Your task:
From the very first line of the data to the line containing "const tx = d", retype everything exactly, leaving the pictures behind.

Material provided:
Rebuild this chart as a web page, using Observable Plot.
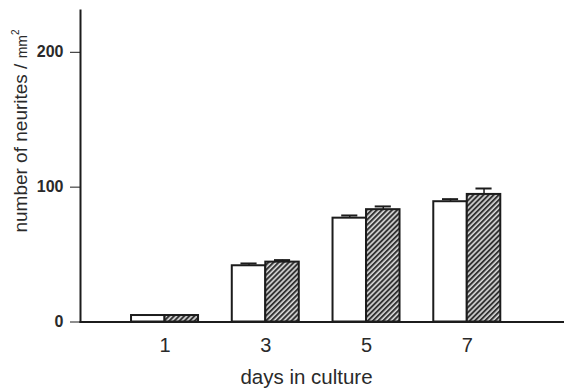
<!DOCTYPE html>
<html>
<head>
<meta charset="utf-8">
<script src="https://cdn.jsdelivr.net/npm/d3@7"></script>
<script src="https://cdn.jsdelivr.net/npm/@observablehq/plot@0.6"></script>
<style>
  html, body { margin: 0; padding: 0; background: #fff; }
  #chart { width: 564px; height: 388px; }
</style>
</head>
<body>
<div id="chart"></div>
<script>
// Data
const days = [1, 3, 5, 7];
const controlValues = [4.8, 41.7, 77, 89.2];
const controlErrors = [0, 1.7, 2, 1.9];
const treatedValues = [4.8, 44.4, 83.3, 94.6];
const treatedErrors = [0, 1.5, 2.4, 4.4];
const yTicks = [0, 100, 200];
const xLabel = "days in culture";
const yLabelMain = "number of neurites / ";
const yLabelUnit = "mm";
const yLabelSup = "2";

const barW = 0.665;   // bar width in day units
const capW = 0.16;    // half cap width in day units
const ink = "#1c1c1c";
const font = "'Liberation Sans', Arial, Helvetica, sans-serif";

const control = days.map((d, i) => ({day: d, value: controlValues[i], err: controlErrors[i]}));
const treated = days.map((d, i) => ({day: d, value: treatedValues[i], err: treatedErrors[i]}));

const cx = d => d.day - barW / 2;   // centre of control bar
const tx = d => d.day + barW / 2;   // centre of treated bar

const plot = Plot.plot({
  width: 564,
  height: 388,
  marginLeft: 80,
  marginRight: 0,
  marginTop: 10,
  marginBottom: 66.5,
  style: {fontFamily: font, color: "#2a2a2a", background: "#fff"},
  x: {type: "linear", domain: [-0.678, 8.93]},
  y: {domain: [0, 231]},
  marks: [
    // error bars (upper only)
    Plot.ruleX(control.filter(d => d.err > 0), {x: cx, y1: "value", y2: d => d.value + d.err, stroke: ink, strokeWidth: 1.5}),
    Plot.ruleY(control.filter(d => d.err > 0), {y: d => d.value + d.err, x1: d => cx(d) - capW, x2: d => cx(d) + capW, stroke: ink, strokeWidth: 2}),
    Plot.ruleX(treated.filter(d => d.err > 0), {x: tx, y1: "value", y2: d => d.value + d.err, stroke: ink, strokeWidth: 1.5}),
    Plot.ruleY(treated.filter(d => d.err > 0), {y: d => d.value + d.err, x1: d => tx(d) - capW, x2: d => tx(d) + capW, stroke: ink, strokeWidth: 2}),
    // bars
    Plot.rectY(control, {x1: d => d.day - barW, x2: "day", y1: 0, y2: "value", fill: "#fff", stroke: ink, strokeWidth: 2}),
    Plot.rectY(treated, {x1: "day", x2: d => d.day + barW, y1: 0, y2: "value", fill: "url(#hatch)", stroke: ink, strokeWidth: 2}),
    // axes
    Plot.axisY(yTicks, {tickSize: 10, tickPadding: 7, fontSize: 16, fontWeight: "bold", label: null, stroke: ink}),
    Plot.axisX(days, {tickSize: 0, tickPadding: 16, fontSize: 20, label: null}),
    Plot.frame({anchor: "left", stroke: ink, strokeWidth: 2}),
    Plot.frame({anchor: "bottom", stroke: ink, strokeWidth: 2}),
    Plot.text([xLabel], {frameAnchor: "bottom", dx: -16, dy: 55.5, lineAnchor: "middle", fontSize: 20.5, fill: "#2a2a2a"})
  ]
});

// hatch pattern definition
const svg = d3.select(plot);
const defs = svg.insert("defs", ":first-child");
const pat = defs.append("pattern")
  .attr("id", "hatch")
  .attr("patternUnits", "userSpaceOnUse")
  .attr("width", 3.6)
  .attr("height", 3.6)
  .attr("patternTransform", "rotate(45)");
pat.append("rect").attr("width", 3.6).attr("height", 3.6).attr("fill", "#dadada");
pat.append("line").attr("x1", 1).attr("y1", 0).attr("x2", 1).attr("y2", 3.6)
  .attr("stroke", "#333").attr("stroke-width", 2);

// rotated y-axis label with superscript unit
const yl = svg.append("text")
  .attr("transform", "translate(27,131) rotate(-90)")
  .attr("text-anchor", "middle")
  .attr("font-family", font)
  .attr("font-size", 19)
  .attr("fill", "#2a2a2a");
yl.append("tspan").text(yLabelMain);
yl.append("tspan").attr("font-size", 14).text(yLabelUnit);
yl.append("tspan").attr("font-size", 10).attr("dy", -8).text(yLabelSup);

document.getElementById("chart").appendChild(plot);
</script>
</body>
</html>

The answer:
Rebuild this chart as a web page, using Observable Plot.
<!DOCTYPE html>
<html>
<head>
<meta charset="utf-8">
<script src="https://cdn.jsdelivr.net/npm/d3@7"></script>
<script src="https://cdn.jsdelivr.net/npm/@observablehq/plot@0.6"></script>
<style>
  html, body { margin: 0; padding: 0; background: #fff; }
  #chart { width: 564px; height: 388px; }
</style>
</head>
<body>
<div id="chart"></div>
<script>
// Data
const days = [1, 3, 5, 7];
const controlValues = [4.8, 41.7, 77, 89.2];
const controlErrors = [0, 1.7, 2, 1.9];
const treatedValues = [4.8, 44.4, 83.3, 94.6];
const treatedErrors = [0, 1.5, 2.4, 4.4];
const yTicks = [0, 100, 200];
const xLabel = "days in culture";
const yLabelMain = "number of neurites / ";
const yLabelUnit = "mm";
const yLabelSup = "2";

const barW = 0.665;   // bar width in day units
const capW = 0.16;    // half cap width in day units
const ink = "#1c1c1c";
const font = "'Liberation Sans', Arial, Helvetica, sans-serif";

const control = days.map((d, i) => ({day: d, value: controlValues[i], err: controlErrors[i]}));
const treated = days.map((d, i) => ({day: d, value: treatedValues[i], err: treatedErrors[i]}));

const cx = d => d.day - barW / 2;   // centre of control bar
const tx = d => d.day + barW / 2;   // centre of treated bar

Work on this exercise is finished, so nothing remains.